[STATED TASK]
Extract the text of each entry below exactly, leaving every image behind.

Entries with chart source code:
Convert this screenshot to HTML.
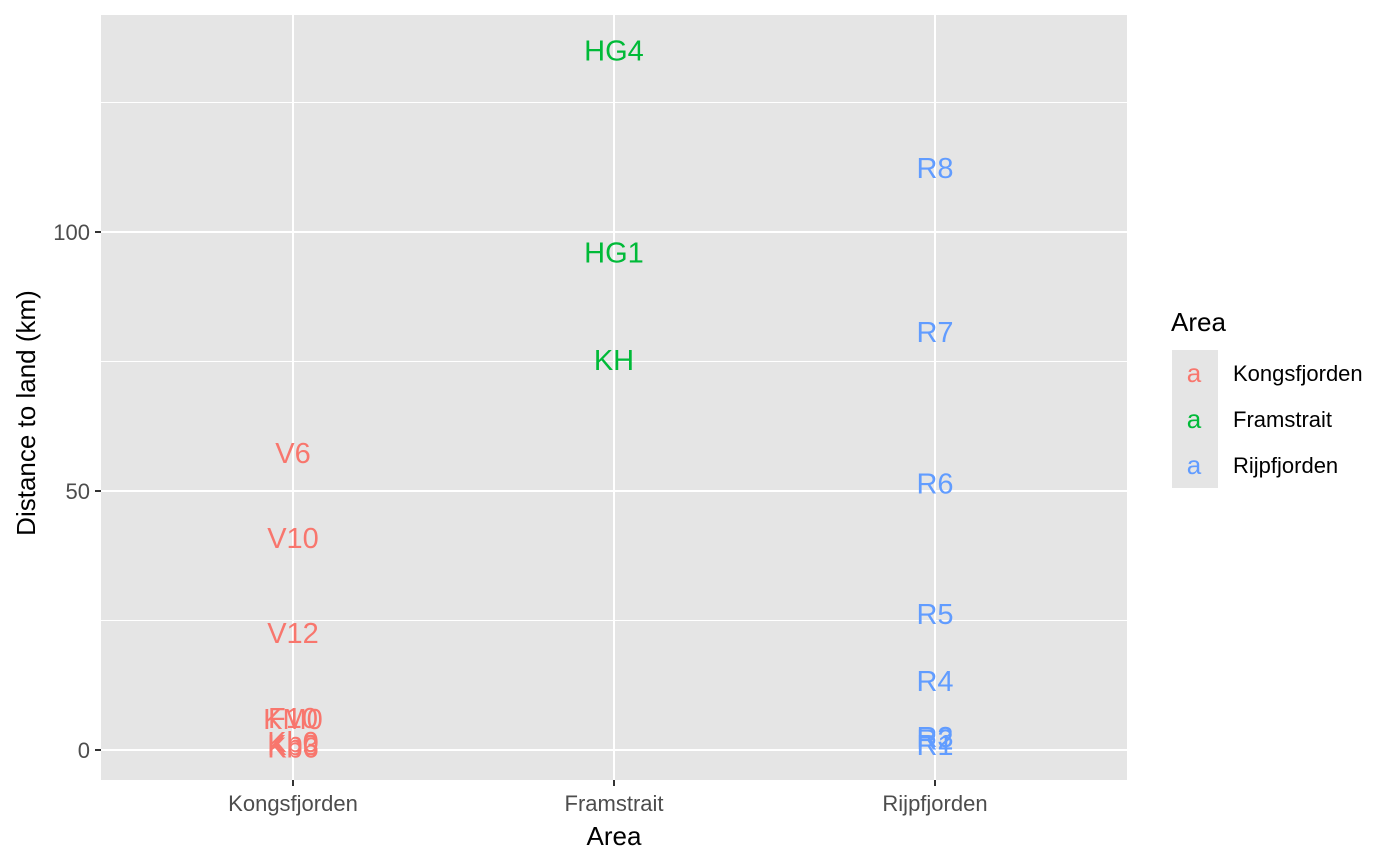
<!DOCTYPE html>
<html><head><meta charset="utf-8"><style>body{margin:0;background:#fff}svg{display:block;font-family:"Liberation Sans",Arial,sans-serif}</style></head>
<body>
<svg id="chart" width="1400" height="865">
<rect x="101" y="15" width="1026" height="765" fill="#e5e5e5"/>
<g id="grid"></g><g id="marks"></g><g id="axes"></g>
<text x="614" y="845" font-size="26" text-anchor="middle">Area</text>
<text transform="translate(35,413) rotate(-90)" font-size="26" text-anchor="middle">Distance to land (km)</text>
<g>
<text x="1171" y="331" font-size="26">Area</text>
<g id="legend"></g>
</g>
</svg>
<script>
const categories=["Kongsfjorden","Framstrait","Rijpfjorden"];
const colors=["#F8766D","#00BA38","#619CFF"];
const labels=["V6","V10","V12","F10","KM0","Kb0","Kb3","Kb6","HG4","HG1","KH","R8","R7","R6","R5","R4","R3","R2","R1"];
const areas=[0,0,0,0,0,0,0,0,1,1,1,2,2,2,2,2,2,2,2];
const values=[57.3,40.9,22.6,6.2,6,1.5,1,0.5,135,96,75.3,112.4,80.7,51.4,26.3,13.3,2.5,2,1];
const yTicks=[0,50,100];
const yMinor=[25,75,125];
const ns="http://www.w3.org/2000/svg";
const y=v=>750-v*5.18;
const x=i=>293+i*321;
function mk(p,t,a){const e=document.createElementNS(ns,t);for(const k in a)e.setAttribute(k,a[k]);document.getElementById(p).appendChild(e);return e;}
yMinor.forEach(v=>{const e=mk("grid","line",{x1:101,x2:1127,y1:y(v),y2:y(v),stroke:"#fff","stroke-width":1});

});
yTicks.forEach(v=>{const e=mk("grid","line",{x1:101,x2:1127,y1:y(v),y2:y(v),stroke:"#fff","stroke-width":2});


const t=mk("axes","line",{x1:95,x2:101,y1:y(v),y2:y(v),stroke:"#333","stroke-width":2});


const l=mk("axes","text",{x:90,y:y(v)+8,"font-size":22,fill:"#4d4d4d","text-anchor":"end"});l.textContent=v;

});
categories.forEach((c,i)=>{const e=mk("grid","line",{x1:x(i),x2:x(i),y1:15,y2:780,stroke:"#fff","stroke-width":2});


const t=mk("axes","line",{x1:x(i),x2:x(i),y1:780,y2:786,stroke:"#333","stroke-width":2});


const l=mk("axes","text",{x:x(i),y:811,"font-size":22,fill:"#4d4d4d","text-anchor":"middle"});l.textContent=c;


mk("legend","rect",{x:1172,y:350+i*46,width:46,height:46,fill:"#e5e5e5"});
const k=mk("legend","text",{x:1194,y:382+i*46,"font-size":26,fill:colors[i],"text-anchor":"middle"});k.textContent="a";


const n=mk("legend","text",{x:1233,y:381+i*46,"font-size":22});n.textContent=c;

});
labels.forEach((s,i)=>{const t=mk("marks","text",{x:x(areas[i]),y:y(values[i])+10,"font-size":29,fill:colors[areas[i]],"text-anchor":"middle"});t.textContent=s;

});
</script>
</body></html>
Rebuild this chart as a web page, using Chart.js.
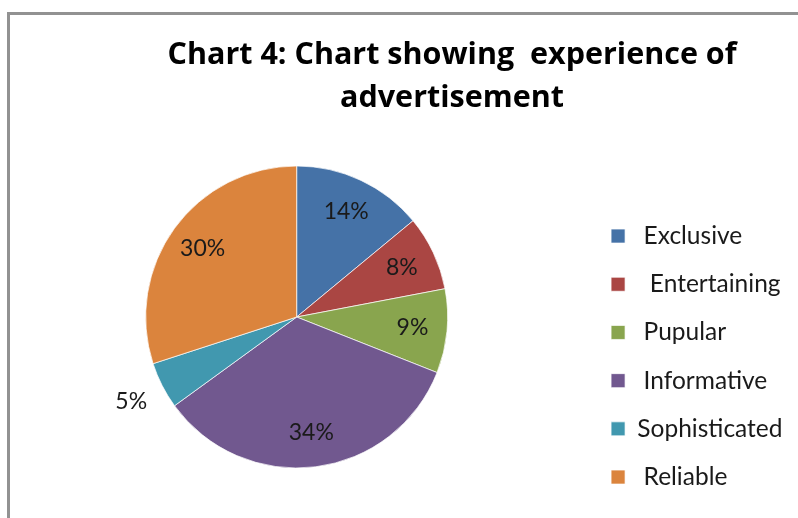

[SOLUTION FOR THIS PROBLEM]
Convert this screenshot to HTML.
<!DOCTYPE html>
<html><head><meta charset="utf-8"><style>body{margin:0;background:#fff}svg{display:block;font-family:"Liberation Sans",Arial,sans-serif}</style></head>
<body>
<svg id="chart" width="1400" height="865">
<rect x="101" y="15" width="1026" height="765" fill="#e5e5e5"/>
<g id="grid"></g><g id="marks"></g><g id="axes"></g>
<text x="614" y="845" font-size="26" text-anchor="middle">Area</text>
<text transform="translate(35,413) rotate(-90)" font-size="26" text-anchor="middle">Distance to land (km)</text>
<g>
<text x="1171" y="331" font-size="26">Area</text>
<g id="legend"></g>
</g>
</svg>
<script>
const categories=["Kongsfjorden","Framstrait","Rijpfjorden"];
const colors=["#F8766D","#00BA38","#619CFF"];
const labels=["V6","V10","V12","F10","KM0","Kb0","Kb3","Kb6","HG4","HG1","KH","R8","R7","R6","R5","R4","R3","R2","R1"];
const areas=[0,0,0,0,0,0,0,0,1,1,1,2,2,2,2,2,2,2,2];
const values=[57.3,40.9,22.6,6.2,6,1.5,1,0.5,135,96,75.3,112.4,80.7,51.4,26.3,13.3,2.5,2,1];
const yTicks=[0,50,100];
const yMinor=[25,75,125];
const ns="http://www.w3.org/2000/svg";
const y=v=>750-v*5.18;
const x=i=>293+i*321;
function mk(p,t,a){const e=document.createElementNS(ns,t);for(const k in a)e.setAttribute(k,a[k]);document.getElementById(p).appendChild(e);return e;}
yMinor.forEach(v=>{const e=mk("grid","line",{x1:101,x2:1127,y1:y(v),y2:y(v),stroke:"#fff","stroke-width":1});

});
yTicks.forEach(v=>{const e=mk("grid","line",{x1:101,x2:1127,y1:y(v),y2:y(v),stroke:"#fff","stroke-width":2});


const t=mk("axes","line",{x1:95,x2:101,y1:y(v),y2:y(v),stroke:"#333","stroke-width":2});


const l=mk("axes","text",{x:90,y:y(v)+8,"font-size":22,fill:"#4d4d4d","text-anchor":"end"});l.textContent=v;

});
categories.forEach((c,i)=>{const e=mk("grid","line",{x1:x(i),x2:x(i),y1:15,y2:780,stroke:"#fff","stroke-width":2});


const t=mk("axes","line",{x1:x(i),x2:x(i),y1:780,y2:786,stroke:"#333","stroke-width":2});


const l=mk("axes","text",{x:x(i),y:811,"font-size":22,fill:"#4d4d4d","text-anchor":"middle"});l.textContent=c;


mk("legend","rect",{x:1172,y:350+i*46,width:46,height:46,fill:"#e5e5e5"});
const k=mk("legend","text",{x:1194,y:382+i*46,"font-size":26,fill:colors[i],"text-anchor":"middle"});k.textContent="a";


const n=mk("legend","text",{x:1233,y:381+i*46,"font-size":22});n.textContent=c;

});
labels.forEach((s,i)=>{const t=mk("marks","text",{x:x(areas[i]),y:y(values[i])+10,"font-size":29,fill:colors[areas[i]],"text-anchor":"middle"});t.textContent=s;

});
</script>
</body></html>
Rebuild this chart as a web page, using Chart.js.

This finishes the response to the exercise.